Set problem – Starting at the first line of the listing below, repeat each line up to and including the one containing "import plotly.graph_objects as go". Leave out pictures.

Source material –
****************************************

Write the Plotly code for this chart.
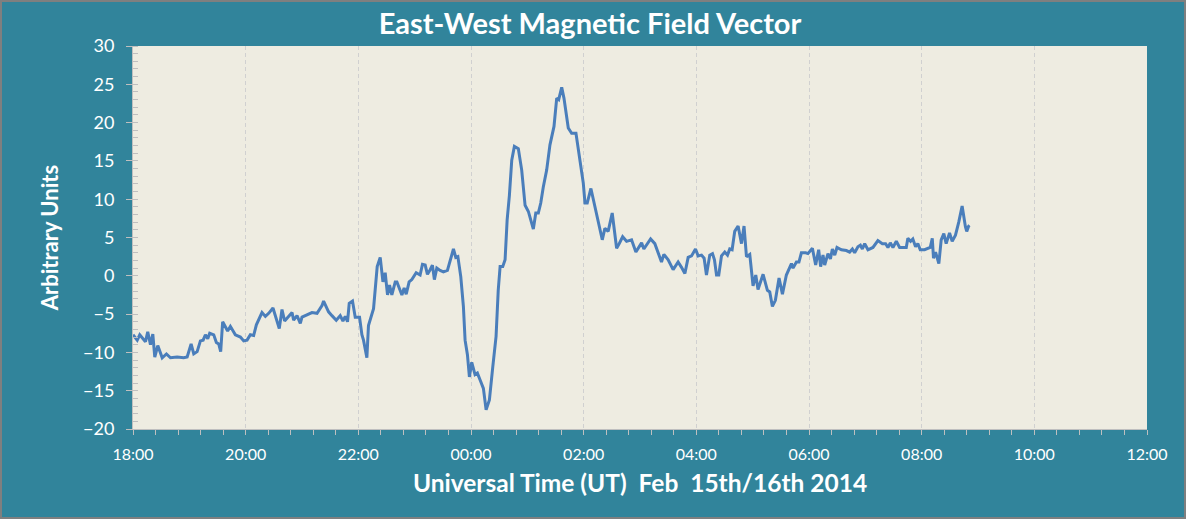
import pandas as pd
import plotly.graph_objects as go

# Minutes after 18:00 UT on Feb 15th 2014, and the East-West field value
minutes_after_1800 = [
    0, 4.5, 7.2, 13.3, 15.7, 18.6, 21.1, 23.2, 26.4, 31.1, 35.6, 39.9, 47, 54.0, 57.7,
    61.9, 64.7, 68.3, 71.8, 74.7, 77.1, 79.6, 81.7, 86.0, 88.8, 91.3, 93.4, 95.5,
    100.8, 103.7, 109.0, 114.4, 117.9, 121.5, 125.0, 128.5, 131.4, 137.4, 141.0,
    144.5, 149.1, 152.3, 155.8, 158.7, 161.5, 169.4, 171.1, 174.7, 178.2, 180.0,
    185.3, 190.6, 196.0, 201.3, 203.0, 208.3, 211.9, 216.5, 220.7, 223.6, 226.1,
    228.5, 230.3, 233.8, 236.7, 241.3, 243.8, 245.5, 249.1, 250.8, 256.2, 260.1,
    263.3, 266.2, 268.6, 271.1, 273.2, 275.7, 279.3, 281.1, 286.4, 288.8, 291.0,
    294.1, 297.0, 301.6, 305.8, 308.3, 311.2, 313.6, 316.5, 318.9, 321.0, 323.6,
    327.1, 330.6, 334.9, 338.5, 341.3, 343.8, 346.0, 349.1, 351.9, 353.7, 356.2,
    358.3, 360.8, 364.3, 366.8, 369.7, 373.2, 376.1, 379.6, 383.2, 386.7, 389.0,
    391.0, 393.8, 396.3, 398.5, 400.9, 403.4, 406.2, 410.4, 414.0, 417.6, 421.1,
    426.4, 429.0, 431.7, 434.3, 437.0, 440.6, 444.1, 448.4, 451.3, 453.4, 456.6,
    459.0, 463.6, 467.2, 471.8, 476.0, 479.6, 481.4, 483.8, 487.7, 492.0, 497.3,
    499.8, 502.6, 506.1, 510.4, 512.2, 515.1, 517.9, 521.5, 525.7, 531.0, 535.6,
    541.7, 544.1, 551.3, 555.8, 559.3, 562.9, 565.4, 570.0, 575.3, 580.6, 584.2,
    587.8, 591.3, 594.9, 599.1, 601.9, 605.5, 608.3, 610.8, 614.3, 617.2, 619.3,
    621.5, 623.9, 626.8, 630.3, 633.2, 635.6, 638.1, 640.9, 644.5, 648.1, 650.8,
    653.4, 656.9, 660.4, 663.3, 665.7, 671.1, 675.7, 678.2, 681.0, 684.2, 688.1,
    691.7, 695.9, 701.3, 703.0, 706.6, 709.3, 711.9, 716.5, 718.9, 723.6, 727.1,
    730.3, 732.4, 734.9, 736.7, 740.2, 742.8, 744.9, 747.4, 749.8, 754.5, 759.8,
    763.3, 766.2, 768.6, 772.1, 774.7, 776.8, 779.3, 782.8, 788.1, 793.4, 798.1,
    801.6, 804.1, 806.6, 809.4, 813.0, 816.5, 823.6, 825.3, 828.2, 830.6, 833.5,
    835.9, 838.5, 843.1, 846.6, 849.1, 851.3, 852.6, 854.8, 858.3, 860.8, 863.6,
    866.1, 869.7, 872.5, 876.0, 879.5, 883.1, 886.6, 888.0, 890.1, 890.9,
]
field_values = [
    -7.7, -8.4, -7.7, -8.6, -7.3, -9.0, -7.6, -10.6, -9.1, -10.7, -10.2, -10.7, -10.6, -10.7, -10.6,
    -8.9, -10.2, -9.9, -8.5, -8.4, -7.7, -8.2, -7.5, -7.7, -8.7, -8.9, -9.9, -6.0,
    -7.2, -6.6, -7.7, -8.0, -8.5, -8.4, -7.7, -7.8, -6.4, -4.8, -5.3,
    -4.9, -4.2, -5.4, -6.9, -4.4, -5.9, -4.8, -5.8, -5.2, -6.2, -5.4,
    -5.1, -4.8, -4.9, -3.9, -3.3, -4.7, -5.2, -5.8, -5.2, -5.9, -5.3,
    -6.0, -3.6, -3.3, -5.4, -5.4, -7.7, -8.4, -10.7, -6.5, -4.3, 1.2,
    2.4, -0.8, 0.4, -2.5, -1.2, -2.5, -0.8, -0.8, -2.5, -1.6, -2.4,
    -0.8, -0.5, 0.4, 0.1, 1.5, 1.4, 0.2, 0.8, 1.4, -0.5, 1.0,
    0.7, 0.5, 0.7, 2.5, 3.5, 2.4, 2.5, -0.1, -4.0, -8.4, -10.3,
    -13.2, -11.3, -12.9, -12.7, -13.6, -14.7, -17.5, -16.2, -11.9, -7.9, -1.9,
    1.2, 1.2, 2.1, 7.3, 10.5, 15.1, 16.9, 16.6, 13.8, 9.2, 8.4,
    6.1, 8.2, 8.2, 9.5, 11.6, 13.8, 17.1, 19.5, 23.2, 23.0, 24.6,
    23.2, 19.3, 18.6, 18.6, 14.7, 12.1, 9.5, 9.5, 11.4, 9.0, 6.0,
    4.7, 6.2, 5.8, 8.2, 6.4, 3.6, 4.2, 5.1, 4.5, 4.7, 3.1,
    4.3, 3.5, 4.8, 4.2, 3.0, 1.8, 2.8, 2.1, 0.8, 1.8, 1.1,
    0.3, 2.4, 2.6, 3.5, 2.6, 2.7, 2.3, 0.1, 2.7, 2.9, 2.1,
    0.1, 0.1, 2.6, 3.1, 2.7, 3.5, 3.4, 5.8, 6.5, 4.2, 6.5,
    2.5, 2.8, -1.3, 0.1, -1.8, 0.2, -1.9, -2.1, -4.0, -3.2, -0.3,
    -2.4, 0.1, 1.6, 1.0, 1.8, 1.8, 3.0, 3.0, 2.9, 3.6, 1.4,
    3.4, 1.2, 2.7, 1.4, 2.9, 2.2, 3.5, 2.7, 3.7, 3.4, 3.3,
    3.1, 3.5, 3.0, 3.8, 4.0, 3.5, 4.2, 3.4, 3.7, 4.6, 4.2,
    4.2, 3.7, 4.3, 3.7, 4.5, 3.7, 3.7, 4.9, 4.5, 4.8, 3.8,
    4.2, 3.4, 3.4, 3.6, 3.7, 4.9, 2.3, 3.1, 1.6, 4.7, 5.5,
    4.2, 5.6, 4.5, 5.3, 7.0, 9.1, 6.4, 5.8, 6.5, 6.6,
]

start_time = "2014-02-15 18:00"
end_time = "2014-02-16 12:00"
title_text = "East-West Magnetic Field Vector"
x_title = "Universal Time (UT)  Feb  15th/16th 2014"
y_title = "Arbitrary Units"

times = pd.Timestamp(start_time) + pd.to_timedelta(minutes_after_1800, unit="min")

W, H = 1186, 519
ML, MR, MT, MB = 133, 39, 46, 90
PW, PH = W - ML - MR, H - MT - MB

TEAL = "#31849B"
PLOT_BG = "#EEECE1"
LINE = "#4A7EBB"
TICK = "#BFBFBF"
FONT = "Lato"

fig = go.Figure()
fig.add_trace(go.Scatter(
    x=times, y=field_values, mode="lines",
    line=dict(color=LINE, width=3), showlegend=False,
))

fig.update_layout(
    width=W, height=H,
    margin=dict(l=ML, r=MR, t=MT, b=MB),
    paper_bgcolor=TEAL, plot_bgcolor=PLOT_BG,
    font=dict(family=FONT, color="white", size=16),
    title=dict(text="<b>" + title_text + "</b>", x=0.4975, xref="container", xanchor="center",
               y=1 - 24 / H, yref="container", yanchor="middle",
               font=dict(family=FONT, size=29, color="white")),
)
fig.update_xaxes(
    type="date", range=[start_time, end_time],
    tickformat="%H:%M", dtick=7200000, tick0=start_time,
    ticks="outside", ticklen=5, tickcolor=TICK, tickwidth=1,
    minor=dict(dtick=1440000, ticks="outside", ticklen=5, tickcolor=TICK, showgrid=False),
    showline=True, linecolor=TICK, linewidth=1,
    showgrid=True, gridcolor="#D0D0D0", griddash="4px,3px", gridwidth=1,
    tickfont=dict(family=FONT, size=16, color="white"),
    ticklabelstandoff=6,
    title=dict(text="<b>" + x_title + "</b>", font=dict(family=FONT, size=24.5, color="white"), standoff=12),
    zeroline=False,
)
fig.update_yaxes(
    range=[-20, 30], dtick=5, tick0=0,
    ticks="outside", ticklen=6, tickcolor=TICK, tickwidth=1,
    minor=dict(dtick=1, ticks="inside", ticklen=5, tickcolor=TICK, showgrid=False),
    showline=True, linecolor=TICK, linewidth=1,
    showgrid=False, zeroline=False,
    tickfont=dict(family=FONT, size=18, color="white"),
    ticklabelstandoff=8,
    title=dict(text="<b>" + y_title + "</b>", font=dict(family=FONT, size=22, color="white"), standoff=18),
)

# thin grey frame around the whole chart
fig.add_shape(type="rect", xref="paper", yref="paper",
              x0=-(ML - 1) / PW, x1=(W - ML - 1) / PW,
              y0=-(MB - 1) / PH, y1=(H - MB - 1) / PH,
              line=dict(color="#7F7F7F", width=2), fillcolor="rgba(0,0,0,0)", layer="above")

fig.write_html("out.html")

****************************************

The completed task –
Write the Plotly code for this chart.
import pandas as pd
import plotly.graph_objects as go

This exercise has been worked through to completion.